O Estado, por sua vez, deve promover a regulamentação da publicidade infantil, como forma de combater a exploração do consumismo sobre um público ainda em formação. Medida que países como Estados Unidos, Canadá, Inglaterra e Alemanha já adotaram e que é fundamental ao desenvolvimento sustentável por definir uma nova forma de produção e consumo

Globalização da solidariedade

Para Betto, a saída à essa forma de opressão é a organização e o debate coletivo. “O que faz uma pessoa se sentir bem é o sentido, que imprime em seu caminho, o seu valor. E quem incute esses valores são a família, a religião, a escola e o Estado. Acontece que a pressão da mídia, o primeiro poder, influi nesses quatro. Por isso, precisamos estar enturmados para ter pensamento crítico. Isolado a gente vira presa fácil da proposta do Estado”, definiu, apontando a importância de organizações como sindicatos.

Sobre a escola, Frei Betto acredita ainda a publicidade deveria ser discutida nas salas de aula. E, para os pais, ele alerta sobre a necessidade de fortalecerem princípios que estabeleçam metas ancoradas em grandes sonhos.

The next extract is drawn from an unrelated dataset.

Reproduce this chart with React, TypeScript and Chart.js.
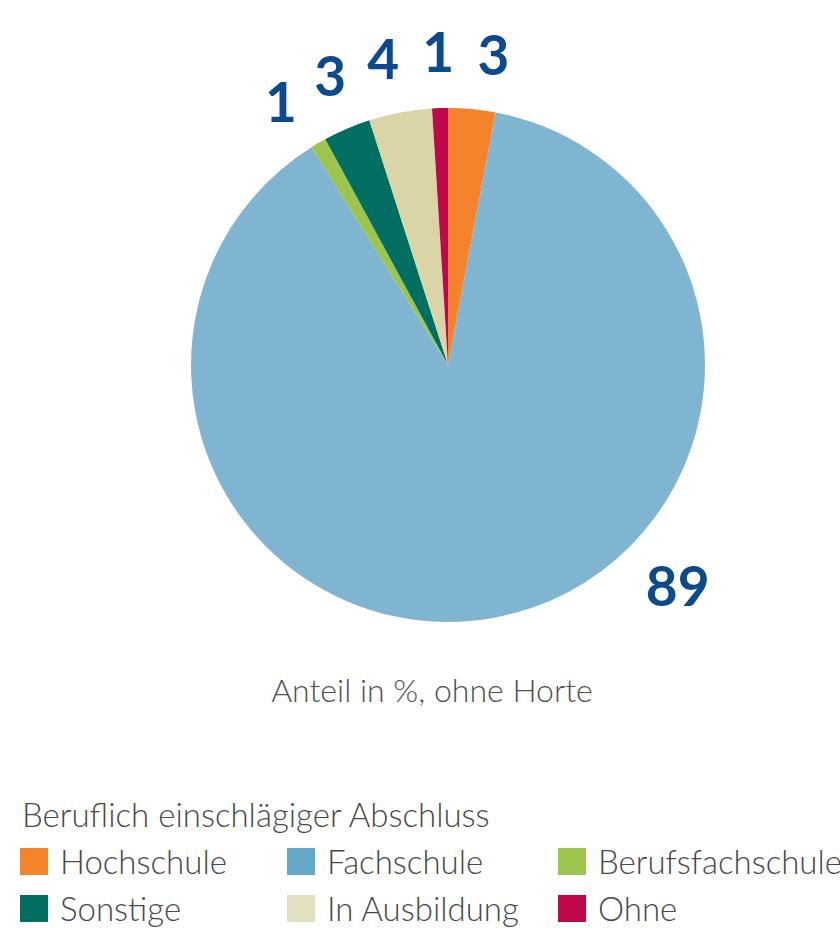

“É preciso resistir para não trocar os sonhos por desejos palpáveis. É preciso não ficar indiferente aos milhões que não tiveram a mesma sorte biológica que nós e compõem a imensa maioria de pobres. E é preciso incutir no seu filho que a humanidade só pode ser feliz se todos forem felizes. Temos que curtir a globalização da solidariedade.”